- Task directions -
Quote from the first line below through the line that contains "(cont) at (358,79)", both included, and leave the pictures out.

- Supplied data -

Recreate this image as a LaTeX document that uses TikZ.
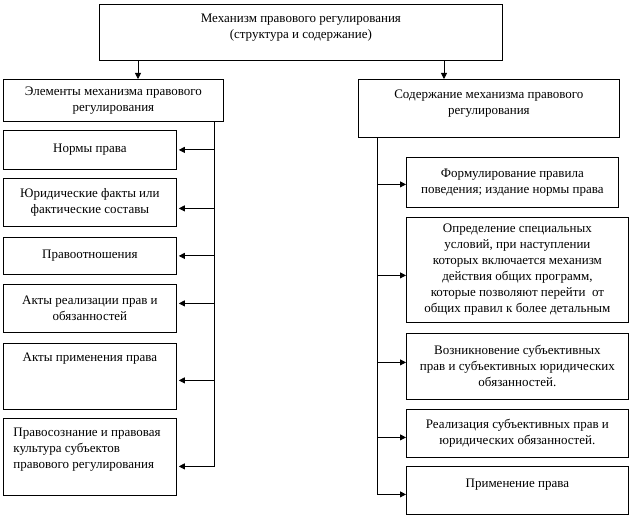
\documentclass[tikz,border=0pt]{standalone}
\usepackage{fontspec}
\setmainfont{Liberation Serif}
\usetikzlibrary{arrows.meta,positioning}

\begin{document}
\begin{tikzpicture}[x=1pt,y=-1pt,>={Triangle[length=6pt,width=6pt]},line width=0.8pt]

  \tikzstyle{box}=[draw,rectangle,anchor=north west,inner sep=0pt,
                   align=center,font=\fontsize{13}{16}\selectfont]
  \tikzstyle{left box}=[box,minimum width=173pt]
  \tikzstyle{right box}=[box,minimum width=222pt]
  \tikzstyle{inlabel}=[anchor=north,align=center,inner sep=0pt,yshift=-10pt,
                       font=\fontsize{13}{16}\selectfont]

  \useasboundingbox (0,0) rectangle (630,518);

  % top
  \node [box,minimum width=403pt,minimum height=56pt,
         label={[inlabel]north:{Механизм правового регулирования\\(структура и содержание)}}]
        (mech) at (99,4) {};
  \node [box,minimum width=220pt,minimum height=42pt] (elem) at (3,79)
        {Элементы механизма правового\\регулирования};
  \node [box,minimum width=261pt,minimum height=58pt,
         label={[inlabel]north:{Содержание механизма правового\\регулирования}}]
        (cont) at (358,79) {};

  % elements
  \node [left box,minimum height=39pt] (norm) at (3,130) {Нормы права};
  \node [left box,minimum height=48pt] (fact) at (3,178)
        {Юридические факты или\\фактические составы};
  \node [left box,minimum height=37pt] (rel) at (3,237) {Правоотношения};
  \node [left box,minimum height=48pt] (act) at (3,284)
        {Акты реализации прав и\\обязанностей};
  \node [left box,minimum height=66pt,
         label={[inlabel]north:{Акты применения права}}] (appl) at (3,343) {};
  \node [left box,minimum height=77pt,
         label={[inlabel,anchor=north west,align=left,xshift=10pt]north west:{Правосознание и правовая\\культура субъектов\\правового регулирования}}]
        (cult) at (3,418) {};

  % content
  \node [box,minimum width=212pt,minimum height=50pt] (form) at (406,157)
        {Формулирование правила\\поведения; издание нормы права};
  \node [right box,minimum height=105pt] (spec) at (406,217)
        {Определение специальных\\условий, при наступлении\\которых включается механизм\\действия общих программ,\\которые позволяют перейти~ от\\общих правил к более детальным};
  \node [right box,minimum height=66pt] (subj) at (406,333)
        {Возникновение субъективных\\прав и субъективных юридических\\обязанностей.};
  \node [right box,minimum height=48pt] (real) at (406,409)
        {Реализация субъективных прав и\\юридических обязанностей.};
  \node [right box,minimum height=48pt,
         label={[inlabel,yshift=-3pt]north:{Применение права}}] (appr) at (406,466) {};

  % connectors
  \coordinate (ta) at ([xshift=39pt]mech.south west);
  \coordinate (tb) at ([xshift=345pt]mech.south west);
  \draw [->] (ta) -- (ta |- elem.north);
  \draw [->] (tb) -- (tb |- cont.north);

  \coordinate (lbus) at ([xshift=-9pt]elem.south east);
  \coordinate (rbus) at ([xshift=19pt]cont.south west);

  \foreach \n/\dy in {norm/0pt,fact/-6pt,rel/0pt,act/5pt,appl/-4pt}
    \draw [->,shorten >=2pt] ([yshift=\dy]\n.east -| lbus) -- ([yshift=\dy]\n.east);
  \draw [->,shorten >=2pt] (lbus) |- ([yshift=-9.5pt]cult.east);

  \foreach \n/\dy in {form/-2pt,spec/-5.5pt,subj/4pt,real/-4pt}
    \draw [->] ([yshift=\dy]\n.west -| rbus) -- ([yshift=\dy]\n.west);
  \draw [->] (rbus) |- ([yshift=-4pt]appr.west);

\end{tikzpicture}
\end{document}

- Solution for this task -
Recreate this image as a LaTeX document that uses TikZ.
\documentclass[tikz,border=0pt]{standalone}
\usepackage{fontspec}
\setmainfont{Liberation Serif}
\usetikzlibrary{arrows.meta,positioning}

\begin{document}
\begin{tikzpicture}[x=1pt,y=-1pt,>={Triangle[length=6pt,width=6pt]},line width=0.8pt]

  \tikzstyle{box}=[draw,rectangle,anchor=north west,inner sep=0pt,
                   align=center,font=\fontsize{13}{16}\selectfont]
  \tikzstyle{left box}=[box,minimum width=173pt]
  \tikzstyle{right box}=[box,minimum width=222pt]
  \tikzstyle{inlabel}=[anchor=north,align=center,inner sep=0pt,yshift=-10pt,
                       font=\fontsize{13}{16}\selectfont]

  \useasboundingbox (0,0) rectangle (630,518);

  % top
  \node [box,minimum width=403pt,minimum height=56pt,
         label={[inlabel]north:{Механизм правового регулирования\\(структура и содержание)}}]
        (mech) at (99,4) {};
  \node [box,minimum width=220pt,minimum height=42pt] (elem) at (3,79)
        {Элементы механизма правового\\регулирования};
  \node [box,minimum width=261pt,minimum height=58pt,
         label={[inlabel]north:{Содержание механизма правового\\регулирования}}]
        (cont) at (358,79) {};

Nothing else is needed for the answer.